Claro que una cosa es tener una
habilidad, un talento, y otra muy distinta es ser consciente de ello, sobre
todo si se ejerce, si se utiliza de una forma tan espontánea. Si al final somos conscientes de que tal pericia
existe, de que tal maestría es ejercida, es porque algunos, ocasionalmente,
toman conciencia de lo extraordinario de lo sucedido. En unas ocasiones por el
encuentro inopinado con esos seres fabulosos que habitan en esos universos
accesibles, en otras por la simple deducción intelectual de las experiencias
ajenas.
Hay quien todavía cree, fuera de
los gallegos, por supuesto, que la famosa frase de que no se cree en las meigas
pero existen, tiene algo que ver con la tan aceptada, y celebrada, indefinición
propia del carácter del gallego, pero esto no es realmente así. “Las meigas no
existen”, en este universo, y cualquier gallego puede corroborarlo sin empacho alguno,
“pero haberlas haylas”, en alguno de los universos que hemos atravesado
traspasando los limites nebulosos que nuestro discurrir nos ha presentado, y
esto también podemos decirlo sin que nos tiemble la certeza.
Las “meigas néboas”, o meigas
neblinosas, usan los jirones de esas nieblas que entretejen los portales
universales para tomar cuerpo en el límite, en el finísimo límite, que señala
la frontera entre el universo de las ánimas, el universo de lo mágico y el de
los vivos, se supone que el nuestro, y conducir a las ánimas hasta San Andrés
de Teixido en Santa Compaña. No digo nada nuevo.
Pero el clima ha cambiado. Las
nieblas no son tantas, ni son tan densas como lo eran antes, cuando andar de
universo en universo era una caminata cotidiana.
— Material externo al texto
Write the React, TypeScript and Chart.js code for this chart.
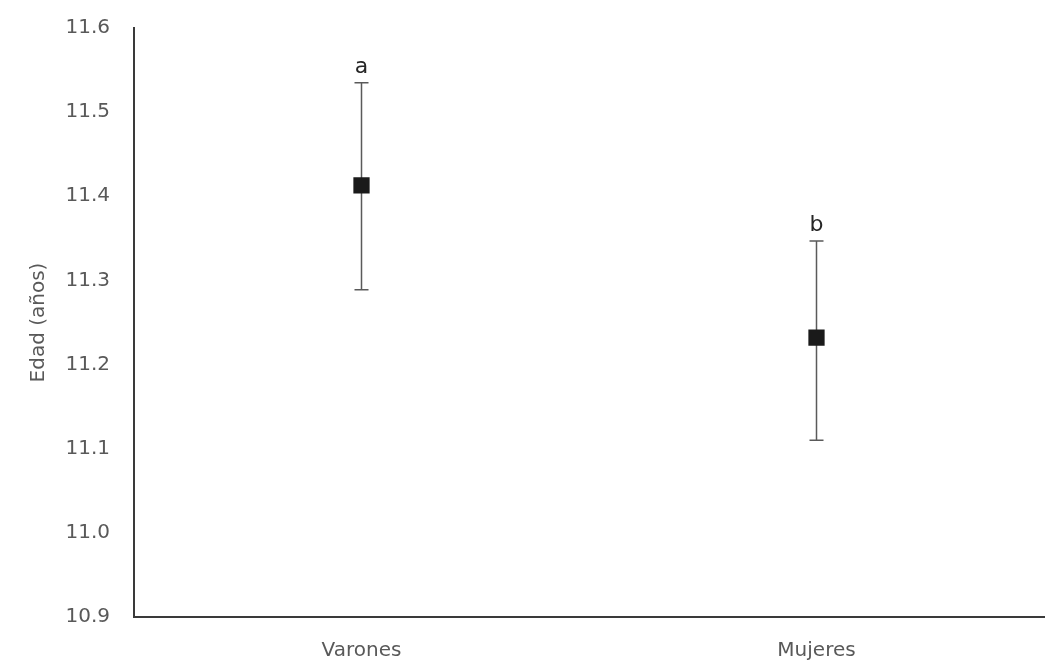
import React, { useEffect, useRef } from "react";
import { Chart, registerables } from "chart.js";

Chart.register(...registerables);

const categories = ["Varones", "Mujeres"];
const means = [11.413, 11.232];
const upper = [11.535, 11.347];
const lower = [11.289, 11.11];
const letters = ["a", "b"];
const yTicks = [10.9, 11.0, 11.1, 11.2, 11.3, 11.4, 11.5, 11.6];
const yTitle = "Edad (años)";

const FONT = "'DejaVu Sans', sans-serif";

const errorBarPlugin = {
  id: "errorBars",
  beforeDatasetsDraw(chart: any) {
    const ctx = chart.ctx;
    const x = chart.scales.x;
    const y = chart.scales.y;
    ctx.save();
    ctx.strokeStyle = "#5a5a5a";
    ctx.lineWidth = 1.5;
    categories.forEach((_, i) => {
      const px = x.getPixelForValue(i);
      const pu = y.getPixelForValue(upper[i]);
      const pl = y.getPixelForValue(lower[i]);
      ctx.beginPath();
      ctx.moveTo(px, pu);
      ctx.lineTo(px, pl);
      ctx.moveTo(px - 7, pu);
      ctx.lineTo(px + 7, pu);
      ctx.moveTo(px - 7, pl);
      ctx.lineTo(px + 7, pl);
      ctx.stroke();
    });
    ctx.restore();
  },
  afterDatasetsDraw(chart: any) {
    const ctx = chart.ctx;
    const x = chart.scales.x;
    const y = chart.scales.y;
    ctx.save();
    ctx.fillStyle = "#262626";
    ctx.font = `22px ${FONT}`;
    ctx.textAlign = "center";
    ctx.textBaseline = "alphabetic";
    letters.forEach((t, i) => {
      const px = x.getPixelForValue(i);
      const pu = y.getPixelForValue(upper[i]);
      ctx.fillText(t, px, pu - 10);
    });
    ctx.restore();
  },
};

export default function App() {
  const ref = useRef<HTMLCanvasElement>(null);
  useEffect(() => {
    if (!ref.current) return;
    const chart = new Chart(ref.current, {
      type: "line",
      data: {
        labels: categories,
        datasets: [
          {
            data: means,
            showLine: false,
            pointStyle: "rect",
            pointRadius: 11.5,
            pointBackgroundColor: "#1a1a1a",
            pointBorderColor: "#1a1a1a",
            pointBorderWidth: 0,
          },
        ],
      },
      options: {
        animation: false,
        responsive: false,
        layout: { padding: { top: 28, right: 15, left: 0, bottom: 0 } },
        plugins: { legend: { display: false }, tooltip: { enabled: false } },
        scales: {
          x: {
            offset: true,
            grid: { display: false, drawTicks: false },
            border: { display: true, color: "#3a3a3a", width: 2 },
            ticks: { color: "#595959", font: { family: FONT, size: 20 }, padding: 22 },
            afterFit(scale: any) {
              scale.height = 51;
            },
          },
          y: {
            min: 10.9,
            max: 11.6,
            grid: { display: false, drawTicks: false },
            border: { display: true, color: "#3a3a3a", width: 2 },
            afterBuildTicks(scale: any) {
              scale.ticks = yTicks.map((v) => ({ value: v }));
            },
            ticks: {
              color: "#595959",
              font: { family: FONT, size: 20 },
              padding: 24,
              callback: (v: any) => Number(v).toFixed(1),
            },
            title: {
              display: true,
              text: yTitle,
              color: "#595959",
              font: { family: FONT, size: 20 },
              padding: { top: 27, bottom: 0 },
            },
            afterFit(scale: any) {
              scale.width = 134;
              scale.paddingTop = 12;
              scale.paddingBottom = 12;
            },
          },
        },
      },
      plugins: [errorBarPlugin],
    });
    return () => chart.destroy();
  }, []);
  return (
    <div style={{ position: "fixed", left: 0, top: 0, width: 1059, height: 668, background: "#fff" }}>
      <canvas ref={ref} width={1059} height={668} style={{ width: 1059, height: 668, display: "block" }} />
    </div>
  );
}
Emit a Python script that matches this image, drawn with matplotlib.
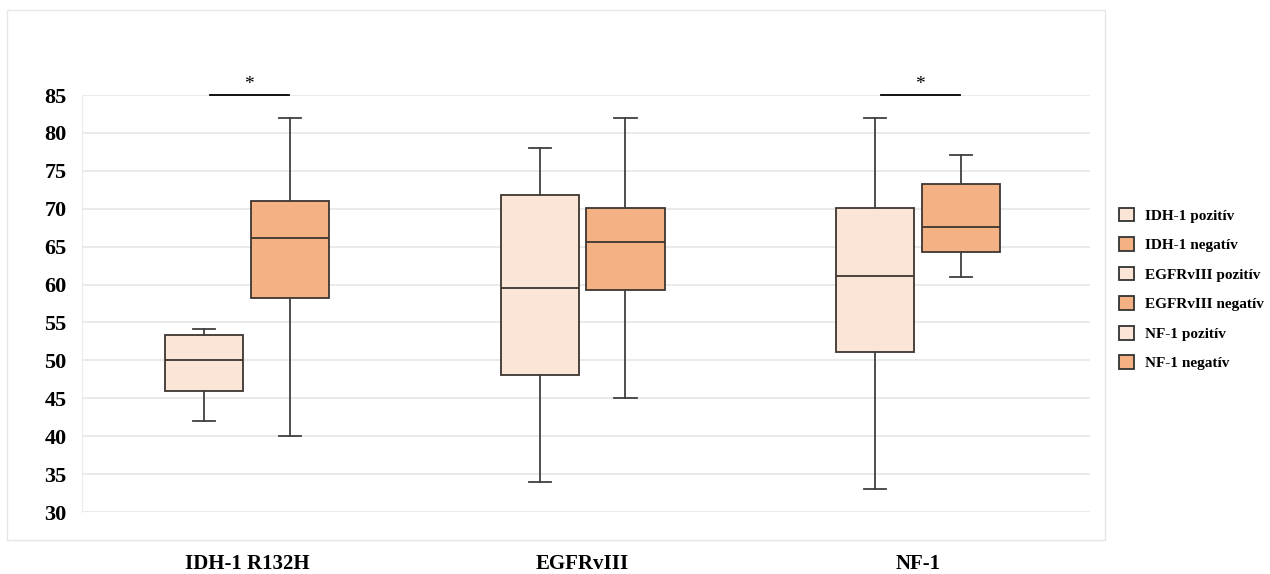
import numpy as np
import matplotlib.pyplot as plt
from matplotlib.patches import Patch, Rectangle

plt.close('all')
plt.rcParams['font.family'] = 'Liberation Serif'
plt.rcParams['font.weight'] = 'bold'

# Adatok (leolvasva az ábráról)
groups = ['IDH-1 R132H', 'EGFRvIII', 'NF-1']
series = ['IDH-1 pozitív', 'IDH-1 negatív', 'EGFRvIII pozitív',
          'EGFRvIII negatív', 'NF-1 pozitív', 'NF-1 negatív']
whislo = [42, 40, 34, 45, 33, 61]
q1 = [46, 58.2, 48.1, 59.3, 51.1, 64.3]
med = [50, 66.1, 59.5, 65.6, 61.1, 67.6]
q3 = [53.3, 71, 71.8, 70.1, 70.1, 73.3]
whishi = [54.1, 82, 78, 82, 82, 77.1]
sig_groups = [0, 2]   # csoportok ahol *
yticks = [30, 35, 40, 45, 50, 55, 60, 65, 70, 75, 80, 85]

light = '#FBE5D6'
dark = '#F4B183'
edge = '#3d3530'
colors = [light, dark] * 3

fig = plt.figure(figsize=(12.7, 5.74), dpi=100)
ax = fig.add_axes([82/1270, 1 - 512/574, (1090-82)/1270, 417/574])

centers = np.arange(1, len(groups) + 1)
off = 0.128
pos = []
for c in centers:
    pos += [c - off, c + off]

stats = []
for i in range(len(series)):
    stats.append(dict(whislo=whislo[i], q1=q1[i], med=med[i], q3=q3[i],
                      whishi=whishi[i], fliers=[]))

bp = ax.bxp(stats, positions=pos, widths=0.233, patch_artist=True,
            showfliers=False, capwidths=0.066,
            boxprops=dict(edgecolor=edge, linewidth=1.3),
            medianprops=dict(color=edge, linewidth=1.3),
            whiskerprops=dict(color='#404040', linewidth=1.3),
            capprops=dict(color='#404040', linewidth=1.3))
for b, col in zip(bp['boxes'], colors):
    b.set_facecolor(col)

# szignifikancia jelölések
for g in sig_groups:
    ax.plot([centers[g] - 0.11, centers[g] + 0.125], [85, 85], color='black',
            lw=1.3, clip_on=False, zorder=5)
    ax.text(centers[g] + 0.005, 85.3, '*', ha='center', va='bottom',
            fontsize=14, fontweight='normal')

ax.set_xlim(0.5075, 3.513)
ax.set_ylim(30, 85)
ax.set_yticks(yticks)
ax.set_xticks(centers)
ax.set_xticklabels(groups, fontsize=15, fontweight='bold')
ax.tick_params(axis='y', length=0, pad=11, labelsize=16)
ax.tick_params(axis='x', length=0, pad=30)
ax.yaxis.grid(True, color='#e6e6e6', lw=1.2)
ax.set_axisbelow(True)
for s in ['top', 'right', 'bottom']:
    ax.spines[s].set_visible(False)
ax.spines['left'].set_color('#ececec')

# keret az ábra körül
fig.patches.append(Rectangle((7/1270, 1 - 540/574), (1105-7)/1270, (540-10)/574,
                             transform=fig.transFigure, fill=False,
                             ec='#e6e6e6', lw=1.0))

handles = [Patch(facecolor=c, edgecolor='#333333', lw=1.3) for c in colors]
fig.legend(handles, series, loc='center left', bbox_to_anchor=(1108/1270, 1 - 289/574),
           frameon=False, fontsize=11, handlelength=1.0, handleheight=1.0,
           handletextpad=0.75, labelspacing=0.95, borderaxespad=0.3)

plt.savefig('out.png', dpi=100)
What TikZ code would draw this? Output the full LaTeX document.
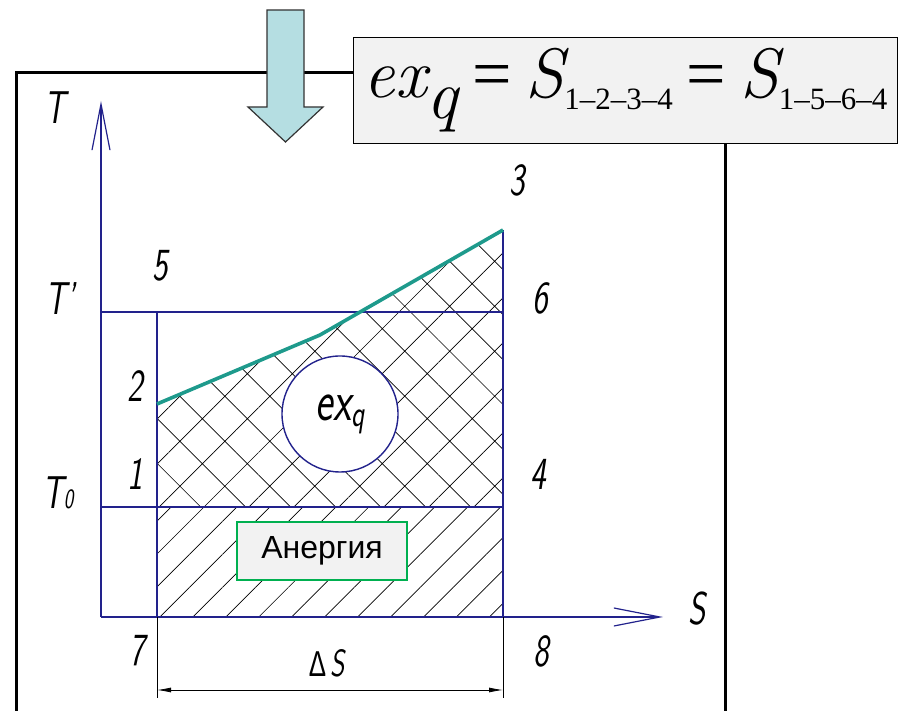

Las fronteras que se hacen
evidentes ya no se traspasan con la misma facilidad, con la misma inocente
inconsciencia de quien pudiera andar por el aire como si volara en el suelo.
Las meigas ya no consiguen la materia necesaria para hacerse corpóreas, las
ánimas no peregrinan a donde debieran, y el descreimiento procaz, la pérdida de
la pericia y los valores que todo ello conlleva, se va haciendo evidente.
Parece ser, aunque no acabo de
creérmelo, que hay unas mentes descarriadas que se dedican a crear nubes de
fuego para intentar suplantar a las perdidas nieblas. Ya lo dije, descarriados,
víctimas de una pérdida de valores que no pueden comportar nada bueno. A través
de las nubes de fuego solo se pueden visitarse universos infernales, ni
mágicos, ni cotidianos, y quién pretende visitarlos no vuelve.
Los gallegos nacimos siendo
peritos en nieblas, maestros en climas nubosos y entes nebulosos que conviven
cotidianamente con nosotros. Al menos hasta ahora. Ahora peritos en fuegos.